Bei den REGIONALEN in NRW (vgl. MHKBG 2022) findet aktuell vor allem eine Fokussierung auf Digitalisierung und die Schaffung urbaner Lebensqualitäten in den Klein- und Mittelstädten ländlicher Räume statt. Damit sind zentrale „Faktoren“ für eine erfolgreiche Regionalentwicklung in ländlichen Räumen, die vor allem Innovationsfähigkeit – in ökonomisch-technologischer wie gerade auch in sozial-kultureller Hinsicht – fördert, benannt. Das sind wesentliche (förderliche) Rahmenbedingungen für ökonomische und gesellschaftliche Dynamik, wozu auch das Bleiben bzw. das Zurückkehren der jüngeren und gut qualifizierten Bevölkerungsgruppen gehört.
Gleichwertige Lebensverhältnisse sind letztlich nur in einem Zusammenwirken von lokalen und regionalen Initiativen, externen Impulsen und staatlicher Verantwortungsübernahme realisierbar.
Gleichwertige Lebensverhältnisse sind letztlich nur in einem Zusammenwirken von lokalen und regionalen Initiativen, externen Impulsen und staatlicher Verantwortungsübernahme realisierbar. Dabei ist die oben herausgestellte Vielfalt ländlicher Räume angemessen zu berücksichtigen, was am besten durch flexible und integrative Ansätze, wie sie gerade geschildert wurden, geschehen kann. Es liegt nahe, neben der regionalpolitischen/raumordnerischen Leitvorstellung Gleichwertiger Lebensverhältnisse noch ein etwas anschaulicheres Leitbild, etwa zur „territorialen Vielfalt“, zu entwickeln, was allerdings bislang nicht realisiert worden ist (vgl. Danielzyk 2020).
Fazit
Ländliche Räume in Deutschland zeichnen sich durch eine große Vielfalt der Strukturen und Entwicklungen aus. Es ist keineswegs so, wie manche stereotype Darstellungen suggerieren mögen, dass alle ländlichen Räume strukturschwach und förderbedürftig seien. Vielmehr weisen manche ländlichen Räume eine erstaunlich hohe Dynamik in sozialer und ökonomischer Hinsicht aus. Gerade die global agierenden Klein- und Mittelbetriebe, die eine ganz besondere Stärke der deutschen Volkswirtschaft ausmachen (sogenannte hidden champions), haben ihre Standorte oft in ländlichen Räumen (vgl. Lang/Vonnahme 2020). Im Osten Deutschlands leiden allerdings viele ländliche Räume immer noch stark unter den Folgen der tiefgreifenden Transformation nach 1989/1990. Insoweit müssen regionalpolitische Handlungsansätze zur Verwirklichung Gleichwertiger Lebensverhältnisse in ländlichen Räumen adäquat, d. h. sehr regionalspezifisch gestaltet werden.

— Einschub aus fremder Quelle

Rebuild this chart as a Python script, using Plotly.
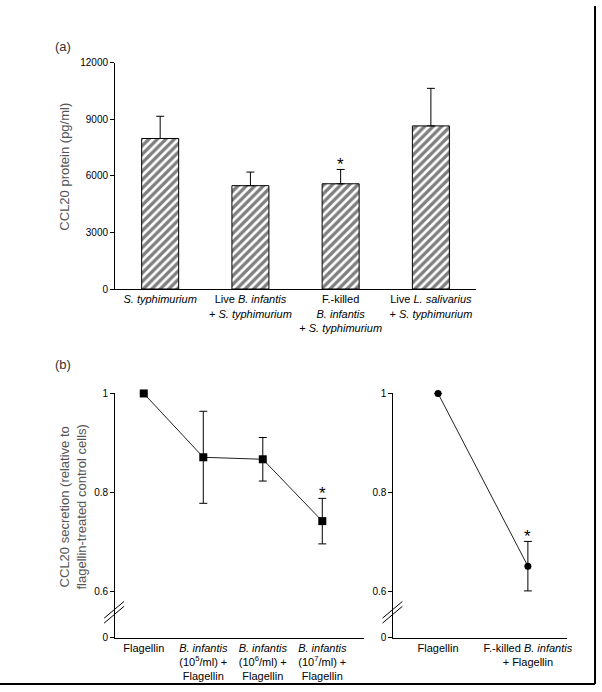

Der Digitalisierungsschub in Folge der Corona-Pandemie verändert die Wohn- und Arbeitsweisen (Stichwort: Homeoffice) deutlich. Ob das für alle ländlichen Räume neue Chancen mit sich bringt oder nur die „Ränder“ der großen Agglomerationen begünstigt, ist eine empirisch noch nicht beantwortbare Frage. Es ist anzunehmen, dass durch diese Entwicklungen die Verflechtungen zwischen städtischen und ländlichen Räumen in vielen Fällen weiter gestärkt werden und sich Lebensweisen noch stärker angleichen. Ein entscheidender Faktor für die Zukunft der ländlichen Räume ist, ob es stärker als bisher gelingt, junge und qualifizierte Bevölkerungsgruppen zum Bleiben bzw. Rückkehren zu gewinnen. Dafür sind neben attraktiven Wohnungsangeboten auch eine kulturelle Offenheit und soziale Vielfalt sowie ein Mindestmaß an infrastrukturellen Angeboten und gute verkehrliche Erreichbarkeit wichtige Faktoren.